Oculus Rift Active Optical Tracking Explained

Overview

2016, the first consumer VR year, saw Oculus, HTC, Sony and other major vendors release or announce consumer hardware. Among these devices, the Oculus Rift CV1 (hereafter CV1) attracted significant attention, partly due to Facebook's $2 billion acquisition in 2014.

Oculus Rift uses an active optical tracking method. How does that work?

Basic implementation flow

The Rift contains a number of infrared LEDs (the markers) that emit infrared light and are captured in real time by infrared cameras. After obtaining the infrared images, the camera data is sent to a compute unit where vision algorithms filter out irrelevant information to locate the directions of the infrared LEDs. Using a PnP algorithm and the known 3D positions of four non-coplanar LEDs on the device plus their image locations, the device can be placed into the camera coordinate system, fit a 3D model of the device, and track the user’s head and hand motion in real time.

The following sections describe the reasoning process and some algorithmic details.

LEDs on the headset

To use the four non-coplanar LEDs on the device for pose estimation, the system must be able to distinguish individual LEDs on the headset.

If LEDs are not distinguishable, then associating observed image points with predicted points during pose optimization becomes combinatorially expensive. For example:

• If there are N predicted image points and M observed image points with M <= N, there are N!/(N-M)! possible associations.
• For N = 40 and M = 20 (typical LED counts for DK2), that yields roughly 3.3e29 possible associations, which is computationally infeasible to resolve by brute force.

Clearly, DK2 must use some prior or structured method to distinguish light points. How does DK2 do this?

One hypothesis seen in some articles is that DK2 toggles LEDs on and off to encode identity. Although toggling is simple to detect, it is ambiguous because an LED might be occluded due to headset movement rather than being intentionally off. DK2 instead uses relative brightness information to distinguish LEDs. Consider grayscale camera captures:

Comparing the images shows that the apparent size and intensity of the light blobs change over time. For example, in some frames a given LED blob appears larger or brighter than in others. The actual implementation uses a differential method rather than directly measuring absolute blob size across frames. The following summarizes the inferred approach.

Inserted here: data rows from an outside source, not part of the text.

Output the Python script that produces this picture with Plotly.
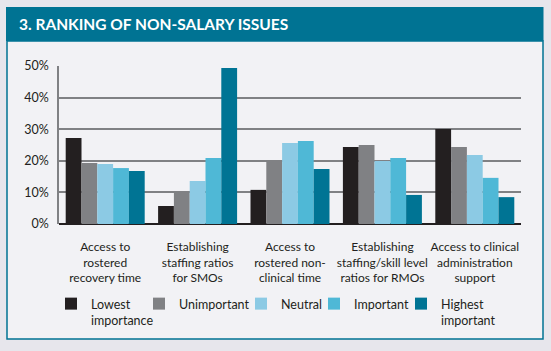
import plotly.graph_objects as go

categories = [
    "Access to<br>rostered<br>recovery time",
    "Establishing<br>staffing ratios<br>for SMOs",
    "Access to<br>rostered non-<br>clinical time",
    "Establishing<br>staffing/skill level<br>ratios for RMOs",
    "Access to clinical<br>administration<br>support",
]
series_names = ["Lowest<br>importance", "Unimportant", "Neutral", "Important", "Highest<br>important"]
lowest = [27.2, 5.7, 10.8, 24.4, 30.1]
unimportant = [19.3, 10.1, 19.9, 25.0, 24.4]
neutral = [19.0, 13.6, 25.6, 19.9, 21.8]
important = [17.7, 20.9, 26.3, 20.9, 14.6]
highest = [16.8, 49.4, 17.4, 9.2, 8.5]
y_ticks = [0, 10, 20, 30, 40, 50]
y_tick_labels = ["0%", "10%", "20%", "30%", "40%", "50%"]
title_text = "3. RANKING OF NON-SALARY ISSUES"

series_values = [lowest, unimportant, neutral, important, highest]
colors = ["#231f20", "#808184", "#8ccae4", "#4fb8d6", "#007494"]

W, H = 551, 351
L, R, T, B = 59, 521, 66, 224
FONT = "Lato, Roboto, sans-serif"
TXT = "#231f20"


def px_x(p):
    return (p - L) / (R - L)


def px_y(p):
    return (B - p) / (B - T)


fig = go.Figure()
legend_text_x = [89, 177, 279, 352, 439]
legend_ids = ["legend", "legend2", "legend3", "legend4", "legend5"]
for name, vals, col, lid in zip(series_names, series_values, colors, legend_ids):
    fig.add_trace(go.Bar(x=categories, y=vals, name=name, marker_color=col,
                         marker_line_width=0, legend=lid))

shapes = [
    # panel body
    dict(type="rect", xref="paper", yref="paper", x0=px_x(7), x1=px_x(543),
         y0=px_y(339), y1=px_y(41), fillcolor="#f2f2f5",
         line=dict(color="#007393", width=1.5), layer="below"),
    # header band
    dict(type="rect", xref="paper", yref="paper", x0=px_x(6), x1=px_x(543.5),
         y0=px_y(41), y1=px_y(7), fillcolor="#007393", line_width=0, layer="below"),
]

layout_legends = {}
for lid, tx in zip(legend_ids, legend_text_x):
    layout_legends[lid] = dict(
        xref="paper", yref="paper",
        x=px_x(tx - 38), y=px_y(289), xanchor="left", yanchor="top",
        orientation="v",
        bgcolor="rgba(0,0,0,0)", borderwidth=0, valign="top", tracegroupgap=0,
        font=dict(family=FONT, size=12.5, color=TXT),
        itemclick=False, itemdoubleclick=False,
    )

fig.update_layout(
    width=W, height=H,
    margin=dict(l=L, r=W - R, t=T, b=H - B, autoexpand=False),
    paper_bgcolor="#e7e6ec",
    plot_bgcolor="rgba(0,0,0,0)",
    barmode="group", bargap=0.145, bargroupgap=0,
    shapes=shapes,
    showlegend=True,
    annotations=[dict(text="<b>" + title_text + "</b>", xref="paper", yref="paper",
                      x=px_x(17), y=px_y(24), xanchor="left", yanchor="middle",
                      showarrow=False,
                      font=dict(family=FONT, size=15.5, color="#ffffff"))],
    xaxis=dict(showgrid=False, ticks="", showline=False, automargin=False,
               ticklabelstandoff=14,
               tickfont=dict(family=FONT, size=12, color=TXT)),
    yaxis=dict(range=[0, 50], tickmode="array", tickvals=y_ticks, ticktext=y_tick_labels,
               automargin=False,
               showgrid=True, gridcolor="#808184", gridwidth=1.5,
               showline=True, linecolor="#808184", linewidth=1.5,
               zeroline=True, zerolinecolor=TXT, zerolinewidth=2,
               ticks="", ticklabelstandoff=6,
               tickfont=dict(family=FONT, size=12.5, color=TXT)),
    **layout_legends,
)

fig.write_html("out.html")
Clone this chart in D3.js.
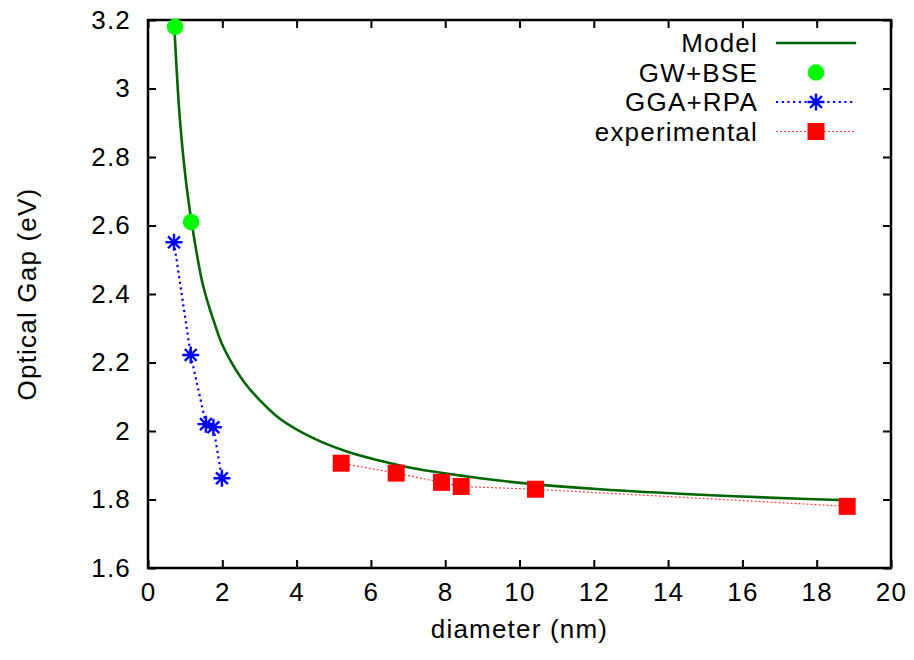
<!DOCTYPE html>
<html>
<head>
<meta charset="utf-8">
<script src="https://cdn.jsdelivr.net/npm/d3@7"></script>
<style>
  html, body { margin: 0; padding: 0; background: #fff; }
  svg { display: block; font-family: "Liberation Sans", Arial, sans-serif; }
  svg text { letter-spacing: 1.2px; }
</style>
</head>
<body>
<div id="chart"></div>
<script>
// values
const modelCurve = [
  [0.71, 3.179], [0.86, 2.908], [1.04, 2.713], [1.22, 2.578], [1.49, 2.421],
  [1.85, 2.295], [2.00, 2.252], [2.30, 2.190], [2.60, 2.141], [2.93, 2.099],
  [3.55, 2.036], [4.45, 1.979], [5.35, 1.940], [6.25, 1.913], [7.14, 1.891],
  [8.94, 1.862], [10.36, 1.845], [12.17, 1.830], [14.86, 1.814], [17.55, 1.802],
  [18.82, 1.798]
];
const gwBse = [[0.73, 3.18], [1.16, 2.61]];
const ggaRpa = [[0.70, 2.551], [1.15, 2.222], [1.56, 2.02], [1.76, 2.011], [1.99, 1.862]];
const experimental = [[5.20, 1.906], [6.68, 1.877], [7.90, 1.850], [8.43, 1.838], [10.43, 1.830], [18.82, 1.780]];

const xTicks = [0, 2, 4, 6, 8, 10, 12, 14, 16, 18, 20];
const yTicks = [1.6, 1.8, 2.0, 2.2, 2.4, 2.6, 2.8, 3.0, 3.2];
const legendLabels = ["Model", "GW+BSE", "GGA+RPA", "experimental"];

const width = 914, height = 660;
const margin = { top: 20, right: 23, bottom: 92, left: 148 };
const iw = width - margin.left - margin.right;
const ih = height - margin.top - margin.bottom;
const fs = 26;

const x = d3.scaleLinear().domain([0, 20]).range([0, iw]);
const y = d3.scaleLinear().domain([1.6, 3.2]).range([ih, 0]);

const svg = d3.select('#chart').append('svg')
  .attr('width', width)
  .attr('height', height);

const g = svg.append('g')
  .attr('transform', `translate(${margin.left},${margin.top})`);

const tickLen = 8;
const fmt = d => String(+d.toFixed(1));

// axes with inward ticks, mirrored on top/right
const axisStyle = sel => {
  sel.select('.domain').remove();
  sel.selectAll('.tick line').attr('stroke', '#000').attr('stroke-width', 2);
  sel.selectAll('text').attr('font-size', fs).attr('fill', '#000');
};

g.append('g').attr('transform', `translate(0,${ih})`)
  .call(d3.axisBottom(x).tickValues(xTicks).tickSize(-tickLen).tickPadding(15).tickFormat(d3.format('d')))
  .call(axisStyle);
g.append('g')
  .call(d3.axisTop(x).tickValues(xTicks).tickSize(-tickLen).tickFormat(''))
  .call(axisStyle);
g.append('g')
  .call(d3.axisLeft(y).tickValues(yTicks).tickSize(-tickLen).tickPadding(17).tickFormat(fmt))
  .call(axisStyle);
g.append('g').attr('transform', `translate(${iw},0)`)
  .call(d3.axisRight(y).tickValues(yTicks).tickSize(-tickLen).tickFormat(''))
  .call(axisStyle);

g.append('rect')
  .attr('width', iw).attr('height', ih)
  .attr('fill', 'none').attr('stroke', '#000').attr('stroke-width', 2.5);

// axis titles
svg.append('text')
  .attr('x', margin.left + iw / 2).attr('y', 638)
  .attr('text-anchor', 'middle').attr('font-size', fs)
  .text('diameter (nm)');
svg.append('text')
  .attr('transform', `translate(36,${margin.top + ih / 2}) rotate(-90)`)
  .attr('text-anchor', 'middle').attr('font-size', fs)
  .text('Optical Gap (eV)');

const line = d3.line().x(d => x(d[0])).y(d => y(d[1]));

// lines
g.append('path').datum(experimental).attr('d', line)
  .attr('fill', 'none').attr('stroke', '#ff0000').attr('stroke-opacity', 0.75)
  .attr('stroke-width', 1.2).attr('stroke-dasharray', '2,2');
g.append('path').datum(ggaRpa).attr('d', line)
  .attr('fill', 'none').attr('stroke', '#0000ff')
  .attr('stroke-width', 2.2).attr('stroke-dasharray', '2.2,3.5');
g.append('path').datum(modelCurve)
  .attr('d', d3.line().curve(d3.curveCatmullRom.alpha(0.5)).x(d => x(d[0])).y(d => y(d[1])))
  .attr('fill', 'none').attr('stroke', '#006400').attr('stroke-width', 2.6);

// markers
const star = (sel, s) => {
  sel.append('path')
    .attr('d', `M${-s},0H${s}M0,${-s}V${s}M${-s * 0.7},${-s * 0.7}L${s * 0.7},${s * 0.7}M${-s * 0.7},${s * 0.7}L${s * 0.7},${-s * 0.7}`)
    .attr('stroke', '#0000ff').attr('stroke-width', 2.4).attr('fill', 'none');
};
const square = (sel, s) => {
  sel.append('rect').attr('x', -s / 2).attr('y', -s / 2).attr('width', s).attr('height', s)
    .attr('fill', '#ff0000');
};
const dot = (sel, r) => {
  sel.append('circle').attr('r', r).attr('fill', '#00ff00');
};

g.selectAll('.gga').data(ggaRpa).enter().append('g')
  .attr('transform', d => `translate(${x(d[0])},${y(d[1])})`)
  .each(function () { star(d3.select(this), 8.5); });
g.selectAll('.exp').data(experimental).enter().append('g')
  .attr('transform', d => `translate(${x(d[0])},${y(d[1])})`)
  .each(function () { square(d3.select(this), 17); });
g.selectAll('.gw').data(gwBse).enter().append('g')
  .attr('transform', d => `translate(${x(d[0])},${y(d[1])})`)
  .each(function () { dot(d3.select(this), 8.3); });

// legend
const lg = svg.append('g');
const rowY = i => 43 + i * 29.5;
const x0 = 776, x1 = 856, xm = 816;
legendLabels.forEach((lab, i) => {
  lg.append('text')
    .attr('x', 758).attr('y', rowY(i)).attr('dy', '0.36em')
    .attr('text-anchor', 'end').attr('font-size', fs)
    .text(lab);
});
lg.append('line').attr('x1', x0).attr('x2', x1).attr('y1', rowY(0)).attr('y2', rowY(0))
  .attr('stroke', '#006400').attr('stroke-width', 2.6);
dot(lg.append('g').attr('transform', `translate(${xm},${rowY(1)})`), 8.3);
lg.append('line').attr('x1', x0).attr('x2', x1).attr('y1', rowY(2)).attr('y2', rowY(2))
  .attr('stroke', '#0000ff').attr('stroke-width', 2.2).attr('stroke-dasharray', '2.2,3.5');
star(lg.append('g').attr('transform', `translate(${xm},${rowY(2)})`), 8.5);
lg.append('line').attr('x1', x0).attr('x2', x1).attr('y1', rowY(3)).attr('y2', rowY(3))
  .attr('stroke', '#ff0000').attr('stroke-opacity', 0.75).attr('stroke-width', 1.2).attr('stroke-dasharray', '2,2');
square(lg.append('g').attr('transform', `translate(${xm},${rowY(3)})`), 17);
</script>
</body>
</html>
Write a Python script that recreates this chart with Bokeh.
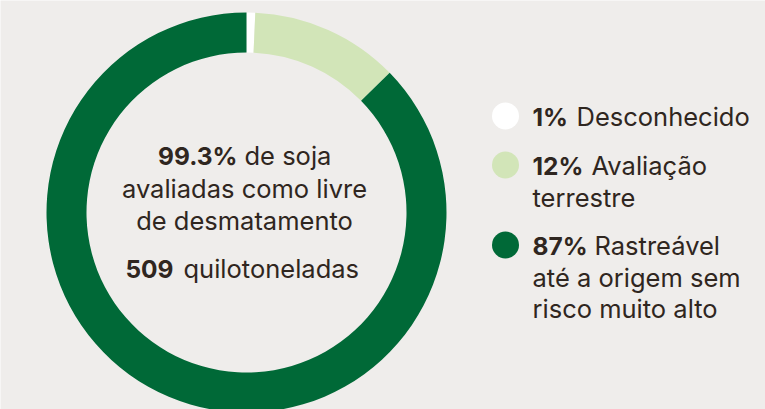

When capturing at roughly 60 Hz, patterns repeat every 10 frames. Label a few blobs by eye; for example, blob #2 might show a perceived brightness sequence like: weak, weak, strong, strong, weak, strong, weak, weak, weak, strong.

How is this brightness pattern represented internally?

First, the SDK's Windows driver sends a start message to the headset to begin operation. After that, the driver continuously receives data messages such as an image showing values like:

X1 X2 X3 X4 are a 32-bit number representing spatial coordinates obtained after image analysis (the principle is explained later). The purpose of DX is unclear. Observing the num field yields a value of 40; index starts at 1 and increments up to 40, indicating DK2 enumerates LEDs one by one. These messages arrive approximately every 17 ms, similar to a 60 Hz capture rate, which suggests the system uses 10 frames per LED identification.

To confirm this, synchronization must be established.

If LED identity is encoded across 10-frame brightness variations, the camera and headset must be synchronized. A sync signal needs to be available to both the camera and the headset so that timing is known and the effective frequency can be determined.

Datasheet inspection of the MT9V034 camera shows a capture rate near 30 Hz. However, using differential detection, a 30 Hz camera can still capture brightness changes that are being encoded at a higher effective rate. In other words, DK2 does not simply classify blob size in isolation; it compares the current frame's blob with the same blob in the previous frame. If the blob is larger than the previous frame, it is classified as "large"; if smaller, "small". For each new frame, the algorithm extracts bright pixel blobs, discards blobs smaller than 10 pixels or not disk-shaped, and ensures extracted blobs correspond to large disk-shaped blobs from the previous frame before performing the comparison.

Therefore, DK2 determines LED IDs by comparing each blob to its previous-frame counterpart and using the pattern of large/small changes across 10 frames.

From analysis of point and position mapping, the DK2 rule for determining brightness change appears to be:

1. If the current-frame blob is at least 10% larger than the previous-frame blob, record a 0.
2. If the current-frame blob is at least 10% smaller than the previous-frame blob, record a 1.
3. Otherwise, ignore the measurement.

This design is robust against random interference affecting LED brightness.